The episode was the first episode of the series directed by Craig Zisk, who directed episodes of Nip/Tuck, Weeds, Scrubs, Smallville and The Single Guy. "Dunder Mifflin Infinity" was written by Michael Schur, who plays Dwight's Amish cousin Mose.

For Ryan's new appearance this season, the writers originally had B. J. Novak grow a goatee. Show runner and executive producer Greg Daniels decided against it, feeling that "a goatee would make Ryan a flat-out chump. And we wanted it to be more subtle." In addition to his five o'clock shadow, Ryan now wears black clothes. He explained, "We wanted him to dress as obnoxious[ly] as possible. As much black as possible." In conjunction with the episode, a "Dunder Mifflin Infinity" website was created where fans could sign up and become "employees" of different "branches", and perform tasks such as designing a logo for the company or making Creed look young again.

== Reception ==
"Dunder Mifflin Infinity" received 4.5/11 in the ages 18–49 demographic in the Nielsen ratings. This means that 4.5 percent of all households with an 18- to 49-year-old living in it watched the episode, and eleven percent had their televisions tuned to the channel at any point. The episode was watched by 8.49 million viewers.

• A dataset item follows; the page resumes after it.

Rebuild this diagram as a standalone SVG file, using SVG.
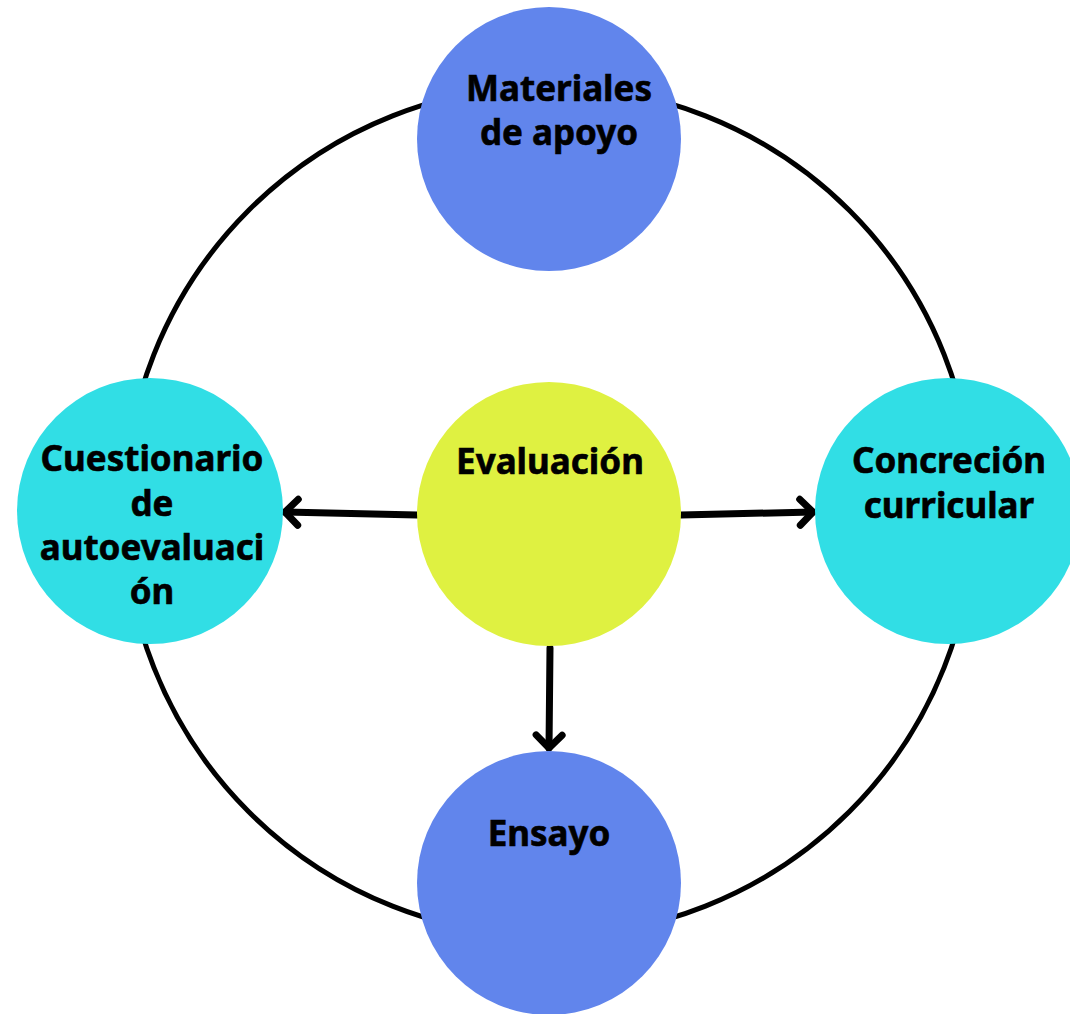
<svg xmlns="http://www.w3.org/2000/svg" width="1070" height="1014" viewBox="0 0 1070 1014">
<style>
.lbl{font-family:"Noto Sans","Open Sans",sans-serif;font-weight:700;font-size:35px;fill:#000;stroke:#000;stroke-width:0.6;text-anchor:middle}
.blue{fill:#6185ec}
.cyan{fill:#31dee5}
.lime{fill:#dff141}
.conn{stroke:#000;stroke-width:7;fill:none;stroke-linecap:round}
</style>
<defs>
<marker id="arr" markerUnits="userSpaceOnUse" markerWidth="40" markerHeight="40" refX="20" refY="20" orient="auto">
<path d="M7 7 L20 20 L7 33" fill="none" stroke="#000" stroke-width="7" stroke-linecap="round" stroke-linejoin="round"/>
</marker>
</defs>
<g id="ring">
<circle cx="549" cy="511" r="425" fill="none" stroke="#000" stroke-width="5"/>
</g>
<g id="connectors">
<line class="conn" x1="417" y1="515" x2="285" y2="512" marker-end="url(#arr)"/>
<line class="conn" x1="681" y1="515" x2="813" y2="512" marker-end="url(#arr)"/>
<line class="conn" x1="550" y1="648" x2="549" y2="748" marker-end="url(#arr)"/>
</g>
<g id="materiales">
<circle class="blue" cx="549" cy="139" r="132"/>
<text class="lbl" x="559" y="101">Materiales</text>
<text class="lbl" x="559" y="145">de apoyo</text>
</g>
<g id="cuestionario">
<circle class="cyan" cx="150" cy="511" r="133"/>
<text class="lbl" x="152" y="471">Cuestionario</text>
<text class="lbl" x="152" y="516">de</text>
<text class="lbl" x="152" y="560">autoevaluaci</text>
<text class="lbl" x="152" y="604">ón</text>
</g>
<g id="concrecion">
<circle class="cyan" cx="948" cy="511" r="133"/>
<text class="lbl" x="949" y="473">Concreción</text>
<text class="lbl" x="949" y="518">curricular</text>
</g>
<g id="evaluacion">
<circle class="lime" cx="549" cy="514" r="132"/>
<text class="lbl" x="550" y="474">Evaluación</text>
</g>
<g id="ensayo">
<circle class="blue" cx="549" cy="883" r="132"/>
<text class="lbl" x="549" y="846">Ensayo</text>
</g>
</svg>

"Dunder Mifflin Infinity" received mixed reviews from critics, with Michael driving his car into the lake being particularly panned by critics and viewers. Entertainment Weeklys Christine Fenno commented that she thought "Michael seemed a bit more focused than usual, even competent at moments. And then he drove into a lake." Jack Rodgers, from TV Guide said that his "favorite thing about this episode was the sly parallel that connects the three love stories" and "Michael’s obsession with sticking to his old methods rather than learning to change and embrace technology". Will Leitch of New York criticized the episode, saying that Michael driving into the lake felt more like the actions of a "cartoon character", than "based in reality". Leitch did say that if "we can get Michael out of that lake and back in a conference room with Ryan, we'll have something."